Julio Gálvez
7 de julio de 2025.
Hace catorce años, Benjamin Netanyahu, entonces primer ministro israelí, anticipó en una entrevista con la periodista Dana Weiss lo que él consideraba la amenaza más crítica para el futuro: un régimen islámico militante con armas nucleares. Su primera preocupación era Irán; la segunda, Pakistán, especialmente si los talibanes tomaban el poder en Islamabad. También afirmó que la solución más importante para Occidente sería encontrar un sustituto al petróleo.
Hoy, aquella entrevista —registrada en los archivos oficiales del gobierno israelí— cobra relevancia en un contexto muy distinto al previsto por Netanyahu. Pakistán no ha caído en manos talibanes; de hecho, Islamabad se ha fortalecido políticamente gracias a alianzas estratégicas con China, Rusia y, recientemente, con Irán. Este acercamiento rompe con la tradicional narrativa occidental que intentaba polarizar el mundo musulmán entre sunnitas y chiítas, ofreciendo una renovada visión geopolítica.
Desde la salida abrupta de Estados Unidos de Afganistán en 2021, el tablero asiático se ha reorganizado rápidamente. Irán, país de mayoría chiíta, y Pakistán, de mayoría sunnita, se han acercado estratégicamente bajo la mediación diplomática y económica de China. El rotativo turco Daily Sabah, a través del periodista Irfan Raja, sostiene que esta alianza puede considerarse un verdadero desafío a las ambiciones regionales del llamado proyecto del “Gran Israel”.
En esa misma línea, analistas como Julian Spencer-Churchill, experto en estrategias militares, ya han advertido en múltiples ocasiones que una vez neutralizado Irán, el próximo objetivo geopolítico sería Pakistán. Spencer-Churchill no oculta la visión occidental sobre Islamabad, al que califican como una potencia nuclear incómoda debido a su capacidad bélica, alianzas regionales y autonomía estratégica frente a las grandes potencias tradicionales.
La preocupación israelí y estadounidense sobre el potencial militar y nuclear de Pakistán no es nueva. Hace más de una década, en un foro público en Aspen, el almirante Mike Mullen, cuestionado por Jeffrey Goldberg, periodista cercano a los círculos israelíes, ya identificaba a Pakistán como una amenaza aún mayor que Irán para la seguridad estadounidense.

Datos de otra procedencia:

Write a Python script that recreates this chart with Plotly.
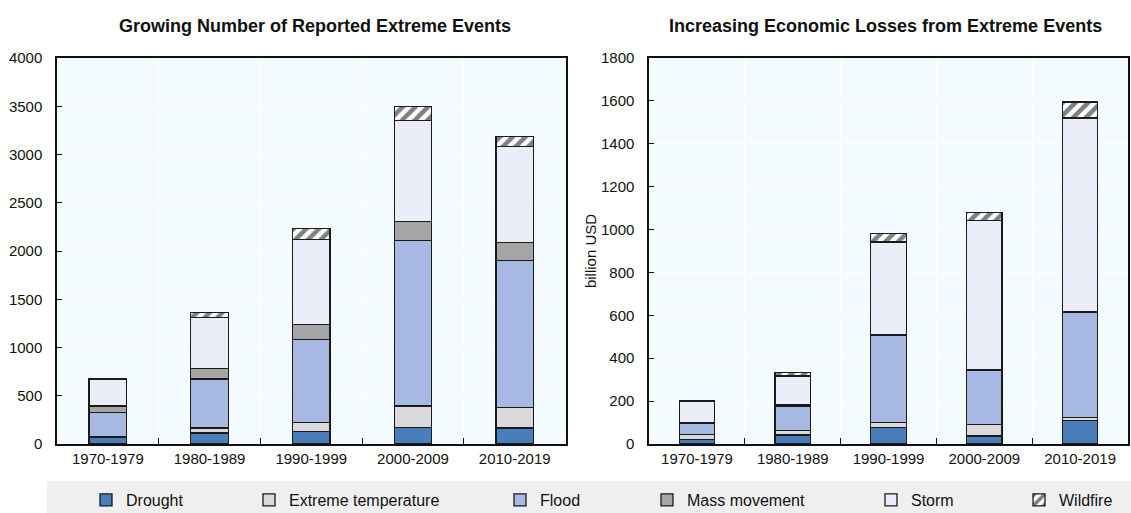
import plotly.graph_objects as go
from plotly.subplots import make_subplots

periods = ["1970-1979", "1980-1989", "1990-1999", "2000-2009", "2010-2019"]
series_names = ["Drought", "Extreme temperature", "Flood", "Mass movement", "Storm", "Wildfire"]

# Number of reported extreme events
events_drought = [70, 115, 130, 170, 165]
events_ext_temp = [10, 50, 95, 225, 215]
events_flood = [250, 510, 860, 1715, 1520]
events_mass = [65, 105, 155, 195, 190]
events_storm = [270, 530, 880, 1045, 990]
events_wildfire = [15, 55, 110, 150, 105]

# Economic losses, billion USD
loss_drought = [22, 42, 78, 38, 110]
loss_ext_temp = [22, 20, 22, 52, 12]
loss_flood = [52, 115, 405, 253, 490]
loss_mass = [3, 5, 7, 5, 5]
loss_storm = [100, 135, 430, 695, 903]
loss_wildfire = [2, 15, 40, 36, 75]

colors = ["#4A7EBB", "#D9D9D9", "#A7B9E3", "#A5A5A5", "#EBEEF8", "#FFFFFF"]

events = [events_drought, events_ext_temp, events_flood, events_mass, events_storm, events_wildfire]
losses = [loss_drought, loss_ext_temp, loss_flood, loss_mass, loss_storm, loss_wildfire]

FONT = "Liberation Sans, Arial, sans-serif"
ML, MR, MT, MB = 57, 3, 58, 69
W, H = 1131, 513
PW, PH = W - ML - MR, H - MT - MB


def px_x(p):
    return (p - ML) / PW


def px_y(p):
    return (H - MB - p) / PH


fig = make_subplots(rows=1, cols=2, horizontal_spacing=0.078,
                    column_widths=[0.515, 0.485])

legend_text_px = [126, 289, 540, 687, 911, 1059]
legend_keys = ["legend", "legend2", "legend3", "legend4", "legend5", "legend6"]

for i, name in enumerate(series_names):
    pattern = dict(shape="/", fgcolor="black", bgcolor="white", size=9, solidity=0.5) if name == "Wildfire" else None
    fig.add_trace(go.Bar(
        x=periods, y=events[i], name=name, width=0.37,
        marker=dict(color=colors[i], line=dict(color="#1a1a1a", width=1.3),
                    pattern=pattern),
        legend=legend_keys[i], showlegend=True,
    ), row=1, col=1)
    fig.add_trace(go.Bar(
        x=periods, y=losses[i], name=name, width=0.37,
        marker=dict(color=colors[i], line=dict(color="#1a1a1a", width=1.3),
                    pattern=pattern),
        legend=legend_keys[i], showlegend=False,
    ), row=1, col=2)

legend_layouts = {}
for i, key in enumerate(legend_keys):
    legend_layouts[key] = dict(
        x=px_x(legend_text_px[i] - 40), xanchor="left",
        y=px_y(500), yanchor="middle",
        orientation="h", bgcolor="rgba(0,0,0,0)",
        font=dict(family=FONT, size=16, color="#111"),
    )
fig.update_layout(**legend_layouts)

fig.update_layout(
    barmode="stack",
    width=W, height=H,
    margin=dict(l=ML, r=MR, t=MT, b=MB, autoexpand=False),
    paper_bgcolor="white",
    plot_bgcolor="#F3FBFF",
    font=dict(family=FONT, size=15, color="#111"),
    shapes=[dict(type="rect", xref="paper", yref="paper",
                 x0=px_x(47), x1=px_x(1131), y0=px_y(513), y1=px_y(481),
                 fillcolor="#EFEFEF", line=dict(width=0), layer="below")],
)

fig.update_layout(annotations=[
    dict(text="<b>Growing Number of Reported Extreme Events</b>", xref="paper", yref="paper",
         x=px_x(315), y=px_y(26), xanchor="center", yanchor="middle", showarrow=False,
         font=dict(family=FONT, size=18, color="#111")),
    dict(text="<b>Increasing Economic Losses from Extreme Events</b>", xref="paper", yref="paper",
         x=px_x(885), y=px_y(26), xanchor="center", yanchor="middle", showarrow=False,
         font=dict(family=FONT, size=18, color="#111")),
])

axis_common = dict(showline=True, linecolor="#111", linewidth=1.5, mirror=True)
fig.update_xaxes(type="category", ticks="inside", tickson="boundaries", ticklen=6,
                 tickcolor="#111", showgrid=True, gridcolor="white", gridwidth=1,
                 tickfont=dict(size=15), **axis_common)
fig.update_yaxes(ticks="inside", ticklen=5, tickcolor="#111", showgrid=True,
                 gridcolor="white", zeroline=False, tickfont=dict(size=15),
                 ticklabelstandoff=10, **axis_common)
fig.update_yaxes(range=[0, 4000], dtick=500, row=1, col=1)
fig.update_yaxes(range=[0, 1800], dtick=200, row=1, col=2,
                 title=dict(text="billion USD", font=dict(size=15), standoff=1))

fig.write_html("out.html", config={"displayModeBar": False},
               post_script="document.body.style.margin='0px';document.body.style.overflow='hidden';")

Este enfoque se fundamentaba en la capacidad nuclear pakistaní y en el temor a que sus armas atómicas cayeran en manos de grupos extremistas. Sin embargo, esta preocupación hoy es cuestionable, ya que Islamabad ha mantenido un férreo control sobre su arsenal, contrario a las predicciones occidentales.
En la reciente guerra de doce días entre Estados Unidos e Israel contra Irán, una confrontación mediática y estratégica plagada de propaganda y desinformación, la postura firme de Pakistán fue una sorpresa para muchos analistas occidentales. Islamabad ofreció respaldo diplomático explícito a Teherán, consolidando así una alianza emergente que había sido previamente desestimada. Ahora, tras la resolución parcial del conflicto, las potencias occidentales se enfrentan a un panorama inesperado: un eje islámico sólido, conformado por Irán, Pakistán y potencialmente Arabia Saudita bajo influencia china, que podría cambiar por completo el equilibrio estratégico en Oriente Medio.
En paralelo, Arabia Saudita ha mostrado interés en fortalecer vínculos con Irán, especialmente tras la reciente mediación china, un movimiento que causó preocupación en círculos neoliberales occidentales, incluido el influyente periódico Financial Times. El acercamiento entre Riyadh y Teherán, sumado al sólido vínculo estratégico de Pakistán con ambas capitales, podría derivar en un bloque sunnita-chiíta con capacidad para desafiar la supremacía estadounidense e israelí en la región.
Doctrinas clásicas de geopolítica formuladas por autores como Halford Mackinder y Nicholas Spykman resaltan la importancia estratégica de controlar el “Heartland”, región en la que Irán y Pakistán tienen una posición central. Este nuevo bloque regional podría desplazar significativamente el poder hacia Eurasia, debilitando la influencia tradicional occidental en Oriente Medio y Asia Central.
En este contexto, Pakistán deja de ser el imprevisible “cisne negro” y se convierte en un evidente “rinoceronte gris”, un poder regional y nuclear que Occidente prefería ignorar, pero que ahora debe enfrentar abiertamente. El reposicionamiento de Islamabad y su alianza estratégica con Teherán y Pekín anuncian tiempos turbulentos y decisivos en la geopolítica global, con profundas implicaciones para Estados Unidos e Israel, que ven cómo su influencia histórica se diluye ante la emergencia de nuevos actores multipolares.